Reporter: Narita Indrastiti | Editor: Barratut Taqiyyah Rafie
JAKARTA. Bisnis penyedia menara telekomunikasi masih akan tumbuh pada tahun ini, meski persaingan makin ketat. PT Tower Bersama Infrastructure Tbk (TBIG) menyiapkan belanja modal Rp 1 triliun hingga Rp 2 triliun untuk menambah 3.000 menara.
Hingga kuartal tiga 2016 lalu, TBIG memiliki 21.562 penyewaan dan 13.463 site telekomunikasi. Dengan angka total penyewaan pada menara telekomunikasi sebanyak 20.566, maka rasio kolokasi (tenancy ratio) TBIG menjadi 1,65. Pada periode itu, TBIG menambah 1.137 site dan 1.837 penyewaan.
TBIG pun masih mencatatkan pertumbuhan pendapatan positif menjadi Rp 2,7 triliun, dari periode yang sama tahun lalu Rp 2,5 triliun. Laba bersih TBIG Rp 938 miliar dari sebelumnya Rp 652 miliar.
Analis NH Korindo Sekuritas Arnold Sampeliling mengatakan, pencapaian TBIG di kuartal tiga cukup agresif. Ia memperkirakan, di akhir tahun 2016, TBIG akan bisa meningkatkan rata-rata rasio kolokasi menjadi 1,68 dari sebelumnya 1,65.
Pertumbuhan industri komunikasi, yang sejalan dengan pengembangan infrastruktur pemerintah dan pertumbuhan bisnis data, akan mendorong pertumbuhan bisnis TBIG. "Ekspansi jaringan dari emiten telekomunikasi akan menjadi pendorong bisnis TBIG," ujar Arnold dalam riset, 23 Januari 2017.

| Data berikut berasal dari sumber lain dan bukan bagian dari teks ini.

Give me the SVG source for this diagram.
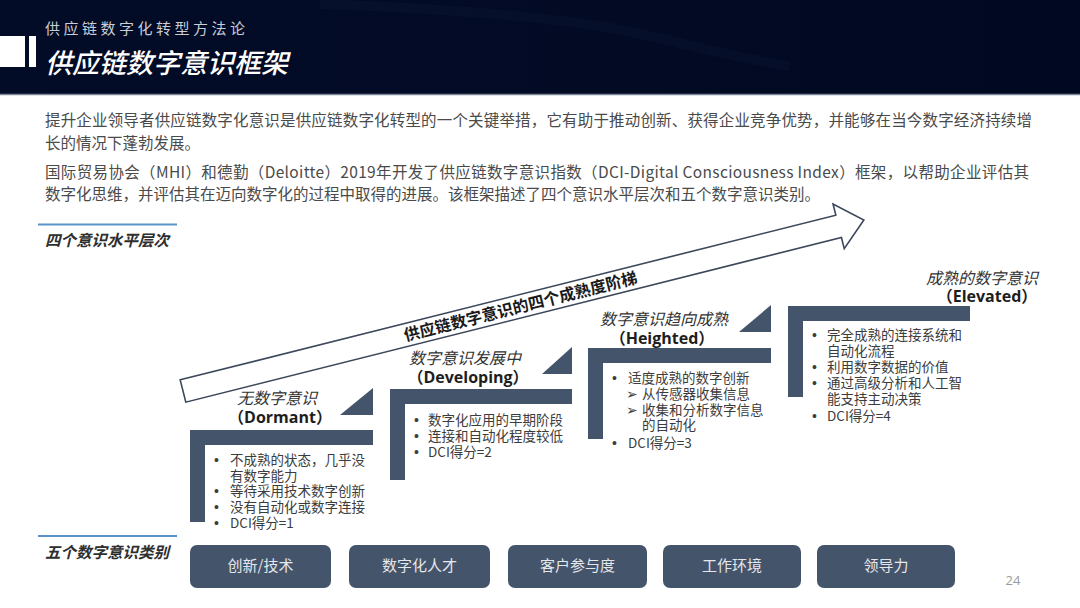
<svg xmlns="http://www.w3.org/2000/svg" width="1080" height="608" viewBox="0 0 1080 608">
<defs>
<linearGradient id="hdr" x1="0" y1="0" x2="1" y2="0">
<stop offset="0" stop-color="#030c27"/>
<stop offset="0.6" stop-color="#020a24"/>
<stop offset="1" stop-color="#010822"/>
</linearGradient>
<style>
.sans{font-family:"Noto Sans CJK SC","DejaVu Sans",sans-serif}
.para{font-family:"Noto Sans CJK SC",sans-serif;font-size:15.5px;fill:#4a4a4a}
.lbl{font-family:"Noto Sans CJK SC",sans-serif;font-size:15.5px;font-style:italic;font-weight:bold;fill:#2e2e2e}
.ttl{font-family:"Noto Sans CJK SC",sans-serif;font-size:16px;font-style:italic;fill:#333;text-anchor:middle}
.en{font-family:"Open Sans","Noto Sans CJK SC",sans-serif;font-size:16px;font-weight:bold;fill:#1e1e1e;text-anchor:middle}
.b{font-family:"Noto Sans CJK SC",sans-serif;font-size:13.5px;fill:#3c3c3c}
.d{font-family:"Liberation Sans",sans-serif;font-size:14px;fill:#3c3c3c}
.ar{font-family:"DejaVu Sans",sans-serif;font-size:14px;fill:#3c3c3c}
.step{fill:#44546a}
.btn{fill:#44546a}
.btxt{font-family:"Noto Sans CJK SC",sans-serif;font-size:15px;fill:#e4e7ec;text-anchor:middle}
.bl{stroke:#5b93c9;stroke-width:2}
</style>
</defs>
<rect width="1080" height="608" fill="#ffffff"/>
<g id="header">
<rect x="0" y="0" width="1080" height="94" fill="url(#hdr)"/>
<path d="M320,4 C440,8 530,16 600,26 C670,38 720,56 790,66" fill="none" stroke="#1a2744" stroke-width="10" opacity="0.18"/>
<line x1="0" y1="94.5" x2="1080" y2="94.5" stroke="#7c8699" stroke-width="1.5"/>
<rect x="0" y="36" width="25" height="31" fill="#ffffff"/>
<rect x="29" y="36" width="7" height="31" fill="#ffffff"/>
<text x="45" y="34" class="sans" font-size="15" letter-spacing="3.5" fill="#c9cdd6">供应链数字化转型方法论</text>
<text x="45" y="73" class="sans" font-size="27" font-style="italic" font-weight="500" fill="#ffffff">供应链数字意识框架</text>
</g>
<g id="intro">
<text x="45" y="126" class="para" textLength="987" lengthAdjust="spacing">提升企业领导者供应链数字化意识是供应链数字化转型的一个关键举措，它有助于推动创新、获得企业竞争优势，并能够在当今数字经济持续增</text>
<text x="45" y="149" class="para">长的情况下蓬勃发展。</text>
<text x="45" y="178" class="para" textLength="984" lengthAdjust="spacing">国际贸易协会（MHI）和德勤（Deloitte）2019年开发了供应链数字意识指数（DCI-Digital Consciousness Index）框架，以帮助企业评估其</text>
<text x="45" y="200" class="para" textLength="775" lengthAdjust="spacing">数字化思维，并评估其在迈向数字化的过程中取得的进展。该框架描述了四个意识水平层次和五个数字意识类别。</text>
</g>
<g id="label-levels">
<line x1="38" y1="224.5" x2="177" y2="224.5" class="bl"/>
<text x="45" y="246" class="lbl">四个意识水平层次</text>
</g>
<g id="label-categories">
<line x1="38" y1="536" x2="177" y2="536" class="bl"/>
<text x="45" y="558" class="lbl">五个数字意识类别</text>
</g>
<g id="connectors">
<g id="maturity-arrow" transform="translate(183,391) rotate(-14.1)">
<path d="M0,-11.5 L676,-11.5 L676,-23 L702,0 L676,23 L676,11.5 L0,11.5 Z" fill="#ffffff" stroke="#3b475a" stroke-width="1.6" stroke-linejoin="miter"/>
<text x="348" y="6" class="sans" font-size="16" font-weight="bold" fill="#1a1a1a" text-anchor="middle">供应链数字意识的四个成熟度阶梯</text>
</g>
</g>
<g id="step-dormant">
<path class="step" d="M190,430 H373 V445 H205 V522 H190 Z"/>
<polygon class="step" points="340,415 373,415 373,388"/>
<text x="277" y="404" class="ttl">无数字意识</text>
<text x="280" y="423" class="en">（Dormant）</text>
<text x="214" y="465" class="d">•</text><text x="230" y="465" class="b">不成熟的状态，几乎没</text>
<text x="230" y="481" class="b">有数字能力</text>
<text x="214" y="496" class="d">•</text><text x="230" y="496" class="b">等待采用技术数字创新</text>
<text x="214" y="512" class="d">•</text><text x="230" y="512" class="b">没有自动化或数字连接</text>
<text x="214" y="528" class="d">•</text><text x="230" y="528" class="b">DCI得分=1</text>
</g>
<g id="step-developing">
<path class="step" d="M390,389 H572 V404 H405 V480 H390 Z"/>
<polygon class="step" points="542,374 572,374 572,347"/>
<text x="465" y="364" class="ttl">数字意识发展中</text>
<text x="468" y="383" class="en">（Developing）</text>
<text x="414" y="425" class="d">•</text><text x="428" y="425" class="b">数字化应用的早期阶段</text>
<text x="414" y="441" class="d">•</text><text x="428" y="441" class="b">连接和自动化程度较低</text>
<text x="414" y="457" class="d">•</text><text x="428" y="457" class="b">DCI得分=2</text>
</g>
<g id="step-heighted">
<path class="step" d="M588,348 H771 V363 H603 V439 H588 Z"/>
<polygon class="step" points="739,332 771,332 771,305"/>
<text x="664" y="325" class="ttl">数字意识趋向成熟</text>
<text x="662" y="344" class="en">（Heighted）</text>
<text x="612" y="383" class="d">•</text><text x="628" y="383" class="b">适度成熟的数字创新</text>
<text x="626" y="399" class="ar">➢</text><text x="642" y="399" class="b">从传感器收集信息</text>
<text x="626" y="415" class="ar">➢</text><text x="642" y="415" class="b">收集和分析数字信息</text>
<text x="642" y="430" class="b">的自动化</text>
<text x="612" y="448" class="d">•</text><text x="628" y="448" class="b">DCI得分=3</text>
</g>
<g id="step-elevated">
<path class="step" d="M788,306 H970 V321 H803 V397 H788 Z"/>
<text x="982" y="284" class="ttl">成熟的数字意识</text>
<text x="987" y="302" class="en">（Elevated）</text>
<text x="812" y="340" class="d">•</text><text x="827" y="340" class="b">完全成熟的连接系统和</text>
<text x="827" y="356" class="b">自动化流程</text>
<text x="812" y="372" class="d">•</text><text x="827" y="372" class="b">利用数字数据的价值</text>
<text x="812" y="388" class="d">•</text><text x="827" y="388" class="b">通过高级分析和人工智</text>
<text x="827" y="404" class="b">能支持主动决策</text>
<text x="812" y="421" class="d">•</text><text x="827" y="421" class="b">DCI得分=4</text>
</g>
<g id="cat-innovation"><rect class="btn" x="190" y="545" width="141" height="43" rx="7"/><text x="260.5" y="571" class="btxt">创新/技术</text></g>
<g id="cat-talent"><rect class="btn" x="349" y="545" width="141" height="43" rx="7"/><text x="419.5" y="571" class="btxt">数字化人才</text></g>
<g id="cat-customer"><rect class="btn" x="508" y="545" width="139" height="43" rx="7"/><text x="577.5" y="571" class="btxt">客户参与度</text></g>
<g id="cat-workplace"><rect class="btn" x="663" y="545" width="138" height="43" rx="7"/><text x="732" y="571" class="btxt">工作环境</text></g>
<g id="cat-leadership"><rect class="btn" x="817" y="545" width="138" height="43" rx="7"/><text x="886" y="571" class="btxt">领导力</text></g>
<text x="1013" y="585" font-family="Open Sans, sans-serif" font-size="13" fill="#9a9a9a" text-anchor="middle">24</text>
</svg>
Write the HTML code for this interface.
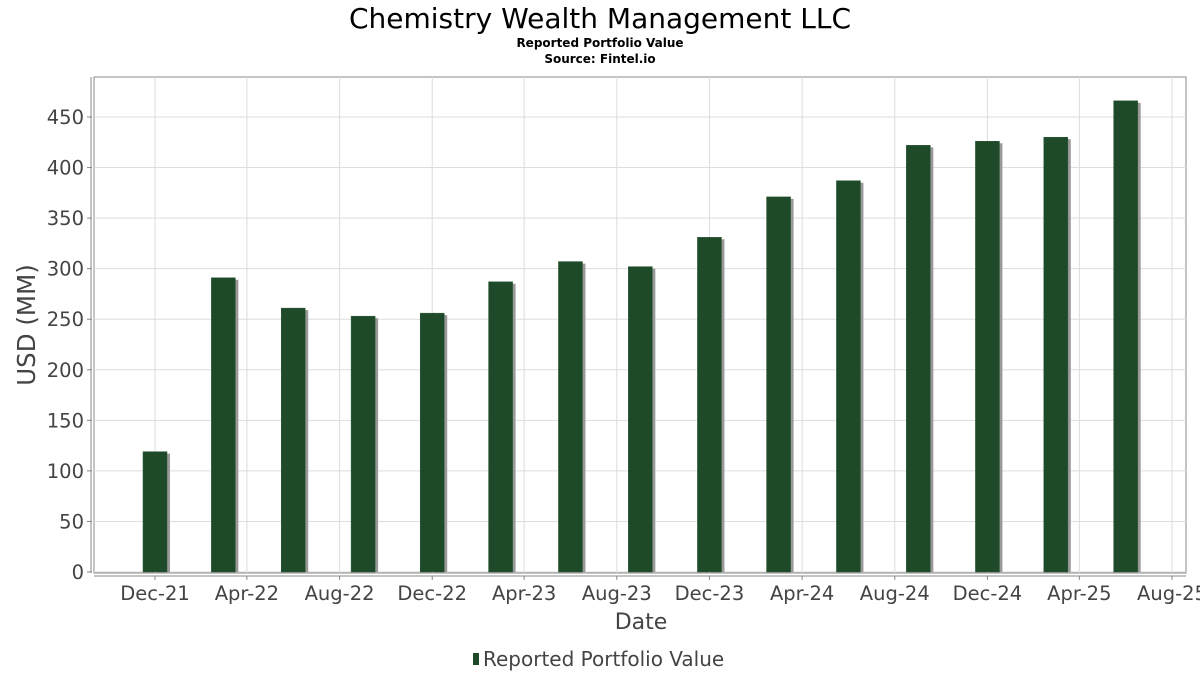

David Sutyanto, Analis First Asia Capital, mengatakan, di antara emiten menara telekomunikasi lain, TBIG memiliki profil keuangan yang paling kuat, dengan pasar yang besar. Sehingga, TBIG berpotensi melanjutkan pertumbuhan pada tahun ini. "Bisnis emiten menara akan sejalan dengan bisnis telekomunikasi, yang diperkirakan masih tumbuh single digit, sekitar 8%," imbuh David.
Di sisi lain, TBIG juga masih memiliki beberapa risiko. David mengatakan, kinerja TBIG cukup banyak terpengaruh kondisi nilai tukar rupiah terhadap dollar AS. "Tahun ini, volatilitas rupiah terhadap dollar AS akan lebih besar, karena ada ketidakpastian global," ujar David.
Upaya TBIG melakukan lindung nilai alias hedging akan cukup membantu mengamankan gejolak nilai tukar. Meskipun TBIG terus ekspansif membangun menara dan meningkatkan penyewaan, leverage TBIG stabil di level 5 kali, masih di bawah batas perjanjian obligasi untuk tidak lebih dari 6,25 kali dari total pinjaman.
Di sisi lain, adanya rencana regulasi berbagi jaringan (network sharing) akan menjadi risiko tersendiri bagi TBIG. Menurut Arnold, rencana ini berpotensi menurunkan pengeluaran sewa menara dari operator.
Meski demikian, Arnold menilai pendapatan TBIG tahun ini masih bisa meningkat 8,4% menjadi Rp 4 triliun, dari proyeksi 2016 sebesar Rp 3,7 triliun. Laba TBIG diperkirakan stagnan Rp 1,1 triliun.
Karena ekspansi yang masih agresif, Arnold merekomendasikan buy saham TBIG dengan target harga Rp 6.050 per saham. Harga saham ini mencerminkan EV/EBITDA sebesar 14,3 kali. Saat ini, saham TBIG ditransaksikan dengan forward EV/EBITDA sebesar 13,6 kali.
David merekomendasikan speculative buy saham TBIG dengan target harga Rp 6.000 per saham. Lucky Bayu Purnomo, Analis Danareksa Sekuritas, merekomendasikan buy dengan target harga wajar Rp 6.700 per saham.